What would you think if you met someone who stated convincingly that they believe stealing was wrong, and yet you knew that they were prone to theft, and did so in an entirely nonchalant manner?

And when asked after stealing something whether they still believe stealing is wrong, they reply emphatically that, indeed, it is. That people shouldn’t steal. Yet they show no inclination to change their stealing behaviour, not any apparent negative attitude towards their own acts of stealing.

What would you think? Maybe that there was something somehow wrong with them? Or perhaps something wrong with their moral conviction?
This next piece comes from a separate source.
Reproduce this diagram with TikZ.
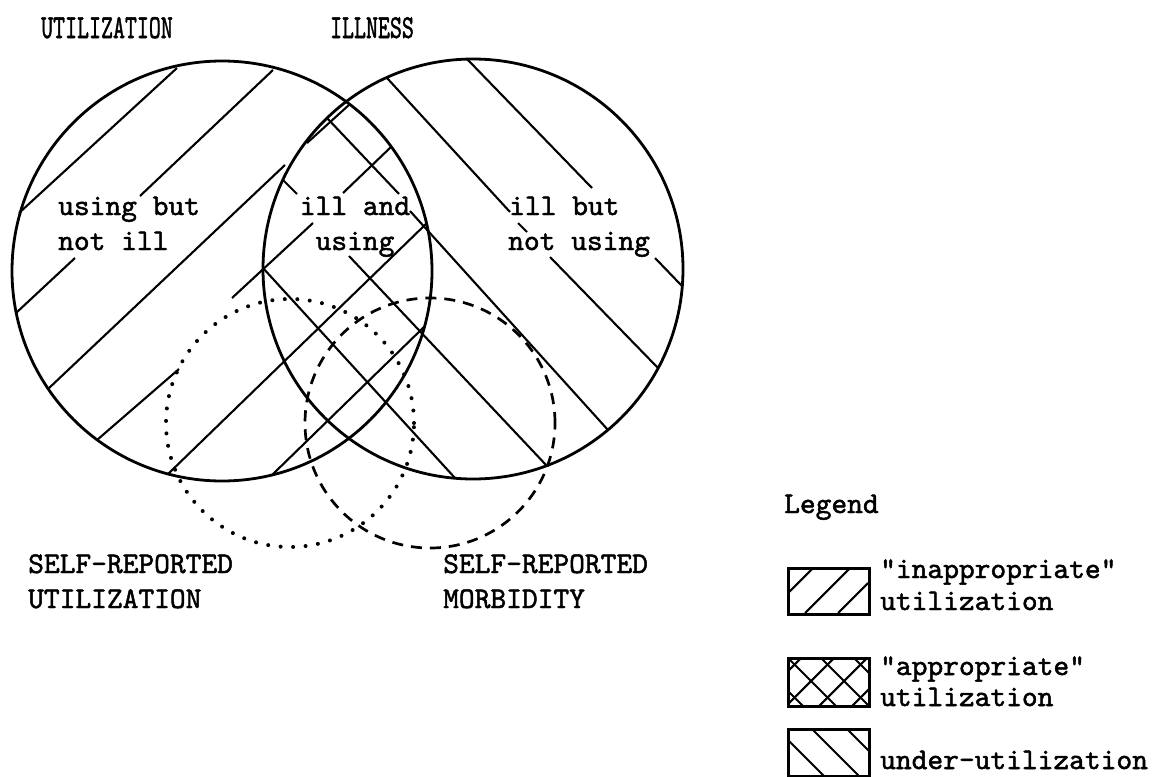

It certainly seems something is awry in this situation. For it seems intuitive that in order for someone to state that some act is morally wrong, they must feel some compulsion to behave in accordance with that belief. Surely, they can experience weakness of the will, or they can have conflicting moral proclivities, but they must at least feel some motivation to act in accord with the moral norm, even if that motivation is eventually overwhelmed by other desires.

As such, it seems somehow fundamentally inconsistent for them to say X is wrong and yet be either entirely indifferent to X happening, or for them to do X with indifference. Some even think it’s logically inconsistent, or even logically impossible, for them to say they believe X is wrong and feel indifference towards X.

However, if this notion of ‘internalism’ is true – the notion that moral beliefs entail some motivational component – then it raises a hairy pickle. Namely, how it is that a mere belief can carry with it a built-in motivational compulsion? What kind of strange beliefs moral beliefs would be were this the case.